Friday Payment Run

Overview
Prepares a weekly vendor payment run in the ERP. Signs in, proposes every bill due within seven days and confirms the run, then separately opens the bills list, filters to the blocked bills the run left out, and reports each one with the reason it is on hold - a pending goods receipt, a quantity or price mismatch against the purchase order, or a missing PO reference. Writes a CSV of what will be paid and what will not.
Friday Payment Run
Every week someone in accounts payable pays the bills that are due, then explains to their manager which ones they held back and why. It is routine, it is repetitive, and it is exactly the kind of thing that gets done at 5pm on a Friday when nobody is at their sharpest.
This flow prepares the run. It proposes every bill due within the next seven days, and — the part that actually earns trust — it accounts for the bills it did not pay, each with the reason it is on hold.
It runs against RAP One, a fictional SAP-style ERP used for training. All data is synthetic.
What it produces
payment-run.csv in your home folder, in two parts:
- Proposed for payment — the bills due within seven days, with the run total.
- Excluded (blocked) — the bills the run left out, each with its reason: a goods receipt not yet confirmed, a quantity or price mismatch against the purchase order, or a missing PO reference.
On the seeded ledger that is 4 bills proposed and 7 blocked.
How it works
1. Sign in
RAP One uses a SAP-style login: username, password and a client number. The session lives in memory only, so after signing in the robot navigates by clicking the menu, never by reloading a URL — a reload would drop it straight back to the login screen.
2. Build the proposal
On the payment run screen the robot narrows to bills due within seven days, selects them and creates a proposal. Blocked bills never appear here — the ERP only offers payable ones — so the proposal is clean by construction. Confirming the run posts a payment journal entry for each bill and flips it to Paid.
In a real deployment this is where the human-approval gate goes: draft the proposal, email it for sign-off, and only confirm once approved. This training version confirms it directly so you can see the whole cycle.

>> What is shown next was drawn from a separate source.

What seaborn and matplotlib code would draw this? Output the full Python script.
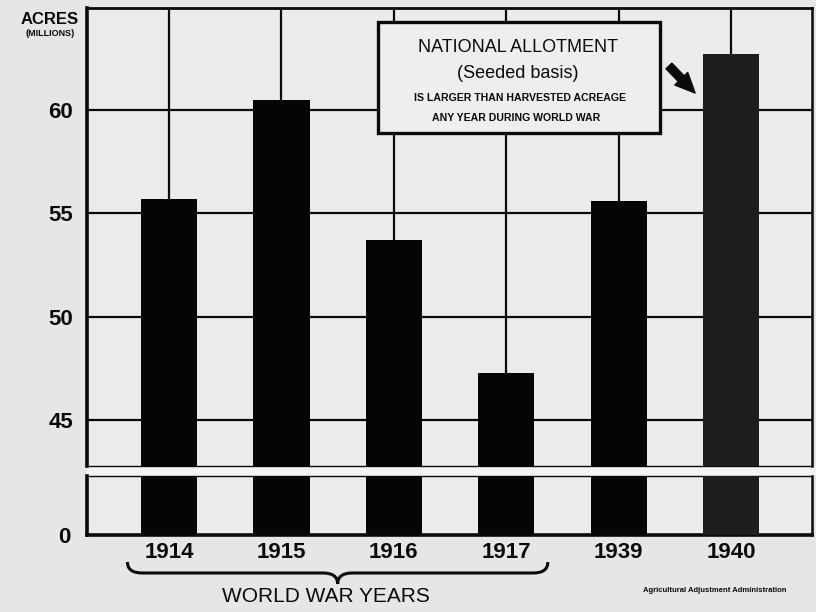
import matplotlib.pyplot as plt
import matplotlib.patches as mpatches
from matplotlib.path import Path
from matplotlib import transforms
import pandas as pd
import seaborn as sns

# Wheat acreage, millions of acres
years = ['1914', '1915', '1916', '1917', '1939', '1940']
acres = [55.7, 60.5, 53.7, 47.3, 55.6, 62.7]
bar_colors = ['#050505', '#050505', '#050505', '#050505', '#050505', '#1e1e1e']
y_ticks = [45, 50, 55, 60]
war_years = ['1914', '1915', '1916', '1917']

box_lines = ['NATIONAL ALLOTMENT', '(Seeded basis)',
             'IS LARGER THAN HARVESTED ACREAGE', 'ANY YEAR DURING WORLD WAR']

sns.set_style('white')
plt.rcParams['font.family'] = ['Liberation Sans', 'DejaVu Sans']
plt.rcParams['text.color'] = '#0a0a0a'
plt.rcParams['xtick.color'] = '#0a0a0a'
plt.rcParams['ytick.color'] = '#0a0a0a'
plt.rcParams['axes.labelcolor'] = '#0a0a0a'
narrow = ['Liberation Sans Narrow', 'DejaVu Sans Condensed', 'Liberation Sans']

W, H = 816, 612
bg = '#e6e6e6'
panel = '#ebebeb'


def fx(px):
    return px / W


def fy(py):
    return 1 - py / H


df = pd.DataFrame({'year': years, 'acres': acres})

fig = plt.figure(figsize=(W / 100, H / 100), dpi=100, facecolor=bg)
ax_top = fig.add_axes([fx(87), fy(466), fx(812) - fx(87), fy(8) - fy(466)])
ax_bot = fig.add_axes([fx(87), fy(535), fx(812) - fx(87), fy(476) - fy(535)])

# whitish band where the scale is broken
fig.add_artist(mpatches.Rectangle((fx(87), fy(476)), 1 - fx(87), fy(466) - fy(476),
                                  transform=fig.transFigure, facecolor='#f4f4f4',
                                  edgecolor='none', zorder=-1))

for ax in (ax_top, ax_bot):
    sns.barplot(data=df, x='year', y='acres', hue='year', palette=bar_colors,
                legend=False, width=0.5, saturation=1, linewidth=0, ax=ax, zorder=3)
    ax.set_facecolor(panel)
    ax.set_xlim(-0.73, 5.72)
    ax.set_xlabel('')
    ax.set_ylabel('')
    for s in ax.spines.values():
        s.set_color('#0a0a0a')

# upper panel: the broken-scale part
ax_top.set_ylim(42.78, 64.93)
ax_top.set_yticks(y_ticks)
ax_top.set_yticklabels([str(v) for v in y_ticks], fontsize=16, fontweight='bold',
                       family=narrow)
ax_top.tick_params(axis='y', length=0, pad=10)
ax_top.tick_params(axis='x', length=0, labelbottom=False)
ax_top.set_axisbelow(True)
ax_top.grid(True, color='#0a0a0a', lw=1.6)
ax_top.spines['left'].set_linewidth(2.6)
ax_top.spines['top'].set_linewidth(2.0)
ax_top.spines['right'].set_linewidth(1.8)
ax_top.spines['bottom'].set_linewidth(1.0)

# lower panel: from zero up to the break
ax_bot.set_ylim(0, 2.85)
ax_bot.set_yticks([0])
ax_bot.set_yticklabels(['0'], fontsize=16, fontweight='bold', family=narrow)
ax_bot.tick_params(axis='y', length=9, width=2.6, pad=3, color='#0a0a0a')
ax_bot.tick_params(axis='x', length=0, pad=5)
for lab in ax_bot.get_xticklabels():
    lab.set_fontsize(16)
    lab.set_fontweight('bold')
    lab.set_family(narrow)
ax_bot.spines['left'].set_linewidth(2.6)
ax_bot.spines['bottom'].set_linewidth(2.6)
ax_bot.spines['right'].set_linewidth(1.8)
ax_bot.spines['top'].set_linewidth(1.0)

# axis unit label
fig.text(fx(50), fy(19), 'ACRES', ha='center', va='center', fontsize=12,
         fontweight='bold', family=narrow)
fig.text(fx(50), fy(33), '(MILLIONS)', ha='center', va='center', fontsize=6.5,
         fontweight='bold')

# annotation box
fig.add_artist(mpatches.Rectangle((fx(378), fy(133)), fx(660) - fx(378), fy(22) - fy(133),
                                  transform=fig.transFigure, facecolor='#eeeeee',
                                  edgecolor='#0a0a0a', lw=2.4, zorder=4))
fig.text(fx(518), fy(48), box_lines[0], ha='center', va='center', fontsize=13, zorder=5)
fig.text(fx(518), fy(73), box_lines[1], ha='center', va='center', fontsize=13, zorder=5)
fig.text(fx(520), fy(98), box_lines[2], ha='center', va='center', fontsize=7.6,
         fontweight='bold', zorder=5)
fig.text(fx(516), fy(118), box_lines[3], ha='center', va='center', fontsize=7.6,
         fontweight='bold', zorder=5)
fig.add_artist(mpatches.FancyArrowPatch((fx(667), fy(64)), (fx(697), fy(95)),
                                        transform=fig.transFigure,
                                        arrowstyle='simple,head_length=1.1,head_width=1.0,tail_width=0.45',
                                        mutation_scale=13, color='#0a0a0a', zorder=5))

# brace under the World War years
tr = transforms.blended_transform_factory(ax_bot.transData, fig.transFigure)
x0 = years.index(war_years[0]) - 0.37
x1 = years.index(war_years[-1]) + 0.37
xm = (x0 + x1) / 2
c = 0.13
ya, yb, yc = fy(562), fy(573), fy(584)
verts = [(x0, ya), (x0, yb), (x0 + c, yb), (xm - c, yb), (xm, yb), (xm, yc),
         (xm, yb), (xm + c, yb), (x1 - c, yb), (x1, yb), (x1, ya)]
codes = [Path.MOVETO, Path.CURVE3, Path.CURVE3, Path.LINETO, Path.CURVE3, Path.CURVE3,
         Path.CURVE3, Path.CURVE3, Path.LINETO, Path.CURVE3, Path.CURVE3]
fig.add_artist(mpatches.PathPatch(Path(verts, codes), transform=tr, fill=False,
                                  edgecolor='#0a0a0a', lw=2.2))
fig.text(fx(326), fy(596), 'WORLD WAR YEARS', ha='center', va='center', fontsize=15)
fig.text(fx(715), fy(590), 'Agricultural Adjustment Administration', ha='center',
         va='center', fontsize=5.5, fontweight='bold')

fig.savefig('out.png', dpi=100, facecolor=bg)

3. Account for what was left out
The manager's first question is always why wasn't this one paid? So the robot opens the bills list, filters to Blocked, and reads each held bill with its reason. Three of them are genuine exceptions a buyer needs to resolve — a mismatched quantity, a mismatched price, a missing PO — and the rest are simply waiting on a goods receipt.
Running it
Ready to run as-is. It signs in with the published training credentials (HTANAKA, client 100),
which are not secret. Real system credentials belong in the Robomotion Vault, never in a flow.